Haley, on the other hand, sometimes mistook his geese for swans, and vice versa. His handling of (the frustrated) Norman Collins, who succeeded (the frustrated) Maurice Gorham as Head of the Cinderella television service, was maladroit. I can clearly recall that many producers and others lower down the hierarchical scale agreed with Collins at the time 'how dangerous it was for key BBC officials to be placed in the position of jobbing gardeners who knew that if they quarrelled with their employers they would never get employment again as jobbing gardeners . . . ' Collins was just as convinced that the BBC betrayed its trust by allowing its vested interest in sound broadcasting to obstruct 'the most adventurous development of television'. Haley, the chief instigator of the Third Programme and very much 'an editorial DG' in Harman Grisewood's considered view, remained characteristically unperturbed. He believed that sound and vision were complementary: 'It is now necessary to give earnest consideration to the way the two partners will approach the marriage.' Had not the recent Beveridge Committee recommended that the BBC should carry on its dual responsibilities, unchanged, with only Selwyn Lloyd dissenting? Nevertheless, from 1950 until the passage through Parliament of the Television Act, Norman Collins and his ex-BBC colleague Ian Orr-Ewing became recognised advocates of competition on the small screen to end what Reith had once referred to as 'the brute force of monopoly'.

Other powerful and converging factors were at work. Dispassionately, sometimes even casually, the author omits none of them. There was that 1950 crop of new and highly articulate Tory MPs, including Heath, Macleod, Powell and Maudling, with their 'libertarian' antipathies. Though the Churchill Cabinet of 1951 contained hardly any elder statesmen, bar Woolton, avid for change (the Prime Minister himself asking petulantly: 'Why do we need this peep-show?') the anti-monopolists gradually won their way. Asa Briggs describes in absorbing detail precisely how that happened; and here he has not relied exclusively on BBC sources. An extremely subtle, almost subterranean, element in the seeming reluctance of the Corporation to fight off the challenge to its monopoly was its fear of offending political critics in the postwar years of austerity.

The effect on certain programmes and programme-makers proved to be cumulative, demoralising and invariably bad. Grade Wyndham Goldie's reflections in Facing the Nation, a fair account of the struggle to create a positive service of current affairs in television, are not neglected by Asa Briggs who, nonetheless, lets off Tahu Hole, then editor of News, far more lightly than that negativeempire-builder from New Zealand merited. Hole's lantern-slide approach to television news simply cried aloud for an ITN to show the BBC how it should be done. Yet Haley and his successor, Ian Jacob, appeared to uphold him and his uninspired heavy-handedness.
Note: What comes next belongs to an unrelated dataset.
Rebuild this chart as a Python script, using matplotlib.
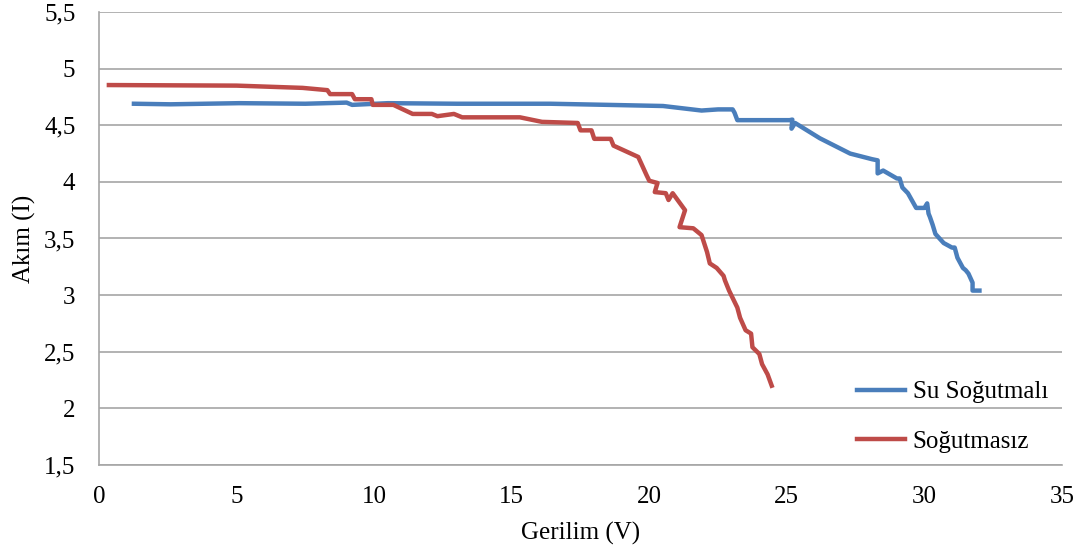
import matplotlib
matplotlib.use('Agg')
import matplotlib.pyplot as plt
from matplotlib.ticker import FuncFormatter, MultipleLocator

# Su Soğutmalı (blue)
su_v = [1.27, 2.6, 5.1, 7.5, 9.0, 9.2, 10.5, 13.0, 16.4, 18.5, 20.5, 21.9, 22.5, 23.03, 23.1, 23.2, 25.1,
        25.2, 25.17, 25.3, 26.2, 27.3, 28.1, 28.3, 28.3, 28.5, 29.0, 29.1, 29.2, 29.4, 29.7, 30.0, 30.1,
        30.15, 30.2, 30.3, 30.4, 30.7, 31.0, 31.1, 31.2, 31.4, 31.5, 31.6, 31.75, 31.75, 32.0]
su_i = [4.69, 4.685, 4.695, 4.69, 4.70, 4.68, 4.695, 4.69, 4.69, 4.68, 4.67, 4.63, 4.64, 4.64, 4.61, 4.545, 4.545,
        4.55, 4.47, 4.52, 4.385, 4.25, 4.20, 4.19, 4.075, 4.10, 4.03, 4.03, 3.95, 3.90, 3.77, 3.77, 3.81,
        3.72, 3.69, 3.62, 3.54, 3.46, 3.42, 3.42, 3.33, 3.24, 3.22, 3.19, 3.11, 3.04, 3.04]

# Soğutmasız (red)
sg_v = [0.36, 5.0, 7.4, 8.3, 8.4, 9.2, 9.3, 9.9, 9.95, 10.7, 11.4, 12.1, 12.3, 12.9, 13.2, 15.3, 16.1, 17.4,
        17.5, 17.9, 18.0, 18.6, 18.7, 19.6, 19.9, 20.0, 20.3, 20.2, 20.6, 20.7, 20.85, 21.3, 21.1, 21.6,
        21.9, 22.1, 22.2, 22.45, 22.7, 22.75, 22.9, 23.2, 23.3, 23.5, 23.7, 23.75, 24.0, 24.1, 24.3, 24.45]
sg_i = [4.855, 4.85, 4.83, 4.81, 4.775, 4.775, 4.73, 4.73, 4.68, 4.68, 4.60, 4.60, 4.58, 4.60, 4.57, 4.57, 4.53, 4.52,
        4.455, 4.455, 4.38, 4.38, 4.32, 4.22, 4.06, 4.01, 3.99, 3.91, 3.90, 3.84, 3.90, 3.75, 3.60, 3.59,
        3.53, 3.38, 3.28, 3.24, 3.17, 3.13, 3.04, 2.89, 2.80, 2.69, 2.66, 2.54, 2.48, 2.39, 2.30, 2.20]

plt.rcParams['font.family'] = ['Liberation Serif', 'DejaVu Serif']

fig = plt.figure(figsize=(10.83, 5.56), dpi=100)
ax = fig.add_axes([0.0914, 0.1637, 0.8892, 0.8147])

ax.plot(su_v, su_i, '-', c='#4a7ebb', lw=3.2, label='Su Soğutmalı', solid_joinstyle='round')
ax.plot(sg_v, sg_i, '-', c='#be4b48', lw=3.2, label='Soğutmasız', solid_joinstyle='round')

ax.set_xlim(0, 35)
ax.set_ylim(1.5, 5.5)
ax.xaxis.set_major_locator(MultipleLocator(5))
ax.yaxis.set_major_locator(MultipleLocator(0.5))
ax.yaxis.set_major_formatter(FuncFormatter(lambda v, p: ('%g' % v).replace('.', ',')))
ax.yaxis.grid(True, color='#a6a6a6', lw=1.2)
ax.set_axisbelow(True)

for s in ['top', 'right']:
    ax.spines[s].set_visible(False)
for s in ['left', 'bottom']:
    ax.spines[s].set_color('#a6a6a6')
    ax.spines[s].set_linewidth(1.2)
ax.tick_params(length=0, labelsize=18)
ax.tick_params(axis='x', pad=15)
ax.tick_params(axis='y', pad=17)

ax.set_xlabel('Gerilim (V)', fontsize=18, labelpad=10)
ax.set_ylabel('Akım (I)', fontsize=18, labelpad=6)

ax.legend(loc='center left', bbox_to_anchor=(0.787, 0.106), frameon=False, fontsize=18,
          handlelength=1.92, handletextpad=0.32, labelspacing=1.08, borderpad=0, borderaxespad=0)

fig.savefig('out.png', dpi=100)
Thorough-going research and meticulous attention to intricacies are expected qualities stamped on every page of the book. No area of broadcasting is overlooked. None receives short measure. My one little grouse is that Asa Briggs might have leavened the lump (1082 pages) with truly illustrative anecdotage in the John Aubrey manner. There was one authenticated and incredibly revealing occasion, for instance, when the BBC's Washington correspondent came panting on the line one June evening in 1950 with an understandable request. He wished to broadcast live' a few minutes later in the six o'clock radio news bulletin. President Truman, explained Leonard Miall, had secured United Nations' backing for authorising military intervention in Korea. The matter had to be referred upwards to the imperturbable Hole whose decision was presently relayed across three thousand miles of ocean by a soothing traffic manager: 'We shan't need the live insert, Leonard. And Mr Hole wishes to assure you that London is calm.' Those, of course, where the days of non-news-gathering.